The origin of Canada's anti-drug laws in 1908 had little to do with the dangers associated with illicit drug use--these laws were based on public fear as well as on political and monetary gains (Gordon 1994:8). Since the inception of these laws, drug users have been marginalized and minorities have been targeted. The social and economic cost of illegal drugs affects many aspects of society. Many people believe that illegal drugs result in lower productivity, extra costs to health care, business loss, and significant law enforcement costs; specifically police, courts, and prisons (Oscapella 1998). The purpose of this article is to argue that it is not the use of illicit drugs that generates the majority of drug-related harms, but the criminalization and prohibition of these substances. I will argue that Canada's prohibitionist drug laws unnecessarily increase incarceration and crime rates. I will demonstrate that if we adopted more liberal approaches to drug control, as they have in countries such as England, the Netherlands and Switzerland, crime rates in Canada would decrease significantly.

HISTORY OF CANADA’S DRUG LAWS

Up until 1908, the use of opiates in Canada was unregulated. In fact, the use of alcohol and tobacco were considered more of a problem to public health and morals than opiates (Solomon and Green 1988:88). However, there was a close link between the escalation of anti drug policies and the public's fear of Chinese immigrants (Alexander 1990:50). From as early as the 1850s, Chinese immigrants were filtering into British Columbia in large numbers. Most did not have families to support and were able to work for low wages. They were considered a cheap source of labor for the railroads, mining and other industries in western Canada (Solomon and Green 1988:89). During this time period, the Chinese lived in communities that were relatively isolated and the smoking of opium and the presence of opium dens were not considered harmful. The government's concerns over opium were more financial than anything else, as they saw opium as a “cash cow” (p. 89). When British Columbia joined the confederation in 1871, the federal government placed a five hundred dollar licensing fee on Chinese opium factories (pp. 89 90).

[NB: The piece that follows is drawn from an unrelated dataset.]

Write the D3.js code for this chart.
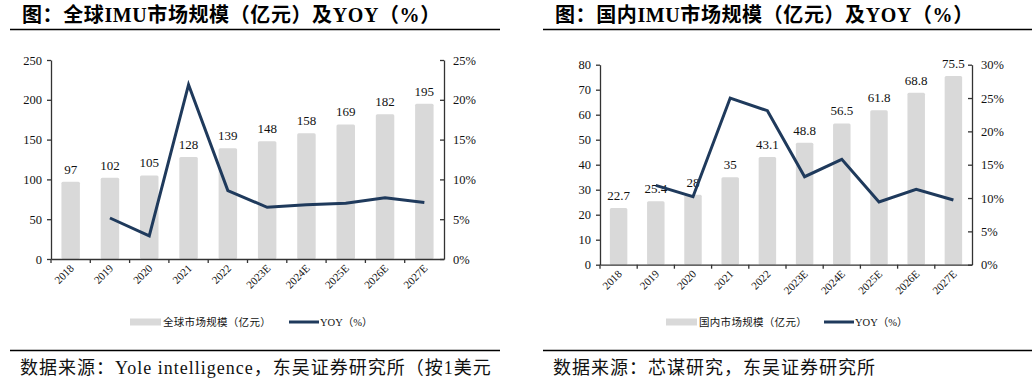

During the 1880's, the Chinese became an “economic threat” to other Canadians. The decline of the railroads and the gold rush meant fewer employment opportunities overall. Canadians with families could not compete with the wages of unmarried Chinese laborers (Solomon and Green 1988:90). As economic conditions deteriorated, the Chinese became a greater target for resentment and fear. Hostility towards Chinese began to be reflected in legislation, which was designed to end Chinese immigration and drive the Chinese out of the economic mainstream in Canada. By 1904, the tax on Chinese immigrants had risen to $500 per person. While this seemed to slow Chinese immigration to Canada, Japanese immigration into B.C. started to rise dramatically (Tooley 1999:25). This further fueled anti Asiatic sentiment and Canadian hostility. It was after a major labor demonstration in 1907 (which was directed against Japanese immigrants) that the passing of The Opium Act of 1908 took place. This was Canada's first anti-drug legislation.